David Korten, author of books like “When Corporations Rule the World” and “The Great Turning: From Empire to Earth Community,” is one of our wise elders, if anyone is. He has an article in the current “Yes!” magazine that cuts through all the chatter and gets us back to what is perhaps the key question: Why are we knowingly heading toward the extinction of our (and many other) species? The answer is probably that one of the traits of our species is to focus on the short rather than the long term. But, like Korten, I believe we can, if we really want to, make some very important, much saner choices that will enable us to avoid falling off the cliff. As Korten says in his article, “Transformation begins with clarity on the nature of the choice that confronts our species.”

Korten believes we’ll survive only if we answer the following question: “Why does the current system deprive so many of opportunity for a fulfilling life [or life at all] that could and should be everyone’s birthright? Our prevailing cultural choices favor extreme individualistic competition for material goods. Our institutional choices reward the destruction of Earth’s capacity to support life and concentrate control by fewer and fewer people over what remains of that capacity. The many are thus pressed into lives of desperate servitude to the few. The obvious alternative begins with the recognition that individually and collectively, we survive and thrive only as interdependent, sharing, and mutually contributing members of Earth’s community of life. We’re better served by working together to create a world that works for all, than by competing for what remains of a shrinking pool of real [natural] wealth. Our defining cultural value must become cooperation. And we must transfer power from institutions that reward predatory competition to ones that facilitate and reward cooperation in service to the common good.”

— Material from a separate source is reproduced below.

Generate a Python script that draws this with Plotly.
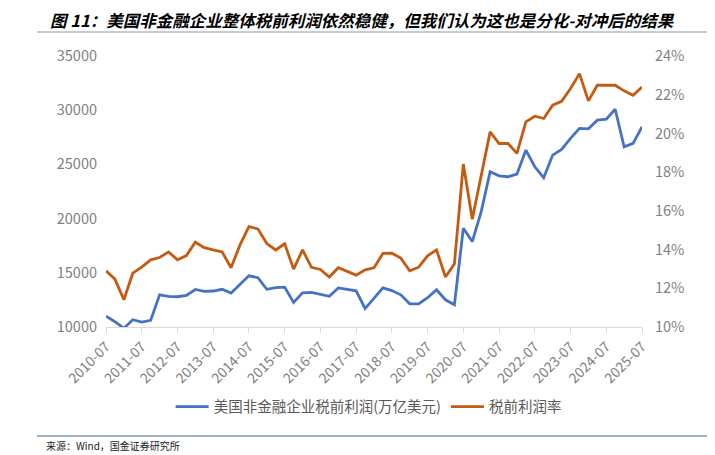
import plotly.graph_objects as go

# quarterly, 2010-07 .. 2025-07
quarters = [f"{y}-{m:02d}" for y in range(2010, 2026) for m in (1, 4, 7, 10)]
quarters = quarters[2:quarters.index("2025-07") + 1]

profit = [
    11000, 10490, 9880, 10670, 10460, 10610, 12960, 12820, 12790, 12910,
    13460, 13280, 13320, 13480, 13130, 13920, 14720, 14550, 13480, 13640,
    13680, 12260, 13150, 13200, 13010, 12830, 13600, 13480, 13340, 11700,
    12630, 13610, 13360, 12970, 12140, 12140, 12700, 13430, 12510, 12050,
    19110, 17880, 20640, 24320, 23950, 23860, 24100, 26320, 24780, 23770,
    25860, 26380, 27400, 28320, 28280, 29080, 29170, 30090, 26620, 26940,
    28470,
]

margin = [
    12.90, 12.47, 11.41, 12.78, 13.09, 13.47, 13.59, 13.88, 13.47, 13.69,
    14.38, 14.10, 13.98, 13.88, 13.06, 14.24, 15.18, 15.07, 14.31, 13.98,
    14.30, 12.99, 13.98, 13.08, 12.97, 12.58, 13.06, 12.87, 12.68, 12.95,
    13.06, 13.80, 13.81, 13.56, 12.90, 13.09, 13.68, 13.98, 12.58, 13.26,
    18.42, 15.57, 17.76, 20.08, 19.48, 19.48, 18.97, 20.60, 20.89, 20.77,
    21.46, 21.66, 22.32, 23.09, 21.68, 22.49, 22.49, 22.49, 22.20, 21.97,
    22.40,
]

tick_labels = quarters[::4]

FONT = "Noto Sans CJK SC"
GRAY = "#7f7f7f"

# the page body adds an 8px offset, so the figure is laid out 8px up/left
OFF = 8


# plot area in screen pixels: x 106..642, y 56..327.3
def px_x(x):
    return (x - 106) / 536


def px_y(y):
    return (327.3 - y) / 271.3


fig = go.Figure()

fig.add_trace(go.Scatter(
    x=quarters, y=profit, mode="lines",
    name="美国非金融企业税前利润(万亿美元)",
    line=dict(color="#4472C4", width=2.8),
))
fig.add_trace(go.Scatter(
    x=quarters, y=margin, mode="lines", yaxis="y2",
    name="税前利润率",
    line=dict(color="#C55A11", width=2.8),
))

fig.update_layout(
    width=715, height=455,
    margin=dict(l=106 - OFF, r=715 - 642 + OFF, t=56 - OFF, b=455 - 327.3 + OFF,
                autoexpand=False),
    plot_bgcolor="white", paper_bgcolor="white",
    font=dict(family=FONT, color=GRAY),
    showlegend=True,
    legend=dict(
        orientation="h", x=0.49, xanchor="center", y=px_y(407), yanchor="middle",
        font=dict(size=14.5, color="#595959"), itemwidth=33,
    ),
    xaxis=dict(
        type="category", range=[0, len(quarters) - 1],
        tickvals=tick_labels, ticktext=tick_labels, tickangle=-45,
        tickfont=dict(size=14, color=GRAY),
        showgrid=False, showline=True, linecolor="#d9d9d9", linewidth=1,
        ticks="outside", ticklen=5, tickcolor="#d9d9d9",
    ),
    yaxis=dict(
        range=[10000, 35000], dtick=5000, tickformat="d",
        tickfont=dict(size=14.5, color=GRAY), showgrid=False, zeroline=False,
        ticklabelstandoff=8,
    ),
    yaxis2=dict(
        overlaying="y", side="right", range=[10, 24], dtick=2, ticksuffix="%",
        tickfont=dict(size=14.5, color=GRAY), showgrid=False, zeroline=False,
        ticklabelstandoff=12,
    ),
    annotations=[
        dict(
            text="<b>图 11：美国非金融企业整体税前利润依然稳健，但我们认为这也是分化-对冲后的结果</b>",
            xref="paper", yref="paper", x=px_x(48), y=px_y(20),
            xanchor="left", yanchor="middle", showarrow=False,
            font=dict(family=FONT, size=16.5, color="black", style="italic"),
        ),
        dict(
            text="来源：Wind，国金证券研究所",
            xref="paper", yref="paper", x=px_x(44), y=px_y(446),
            xanchor="left", yanchor="middle", showarrow=False,
            font=dict(family=FONT, size=10, color="#222222"),
        ),
    ],
    shapes=[
        dict(type="line", xref="paper", yref="paper",
             x0=px_x(37), x1=px_x(710), y0=px_y(32), y1=px_y(32),
             line=dict(color="#a9bfcf", width=1.5)),
        dict(type="line", xref="paper", yref="paper",
             x0=px_x(37), x1=px_x(710), y0=px_y(436.5), y1=px_y(436.5),
             line=dict(color="#7f9bb0", width=1.5)),
    ],
)

fig.write_html("out.html")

Of course, the big question is how to make these changes? I think it’s pretty obvious that we earthlings can only do it by creating grassroots, bottom-up democracies all over the world like the kind the United States has always crushed at home and abroad. Of course, other regimes have and are crushing democracy, too, but I focus on our country because that’s where I live and because the US is so powerful. (Check out other articles on this site for examples of its democracy-crushing — US policy in Nicaragua and the rest of Central America comes to mind — as well as ideas about creating real democracy. One definition of the latter would be a system in which if a decision affects you or your community, you have real input in making it.

These are changes that can only take place in the long term. So take your eyes off most of the short term — like the daily “news” stream — and focus on what makes it all happen: what really matters.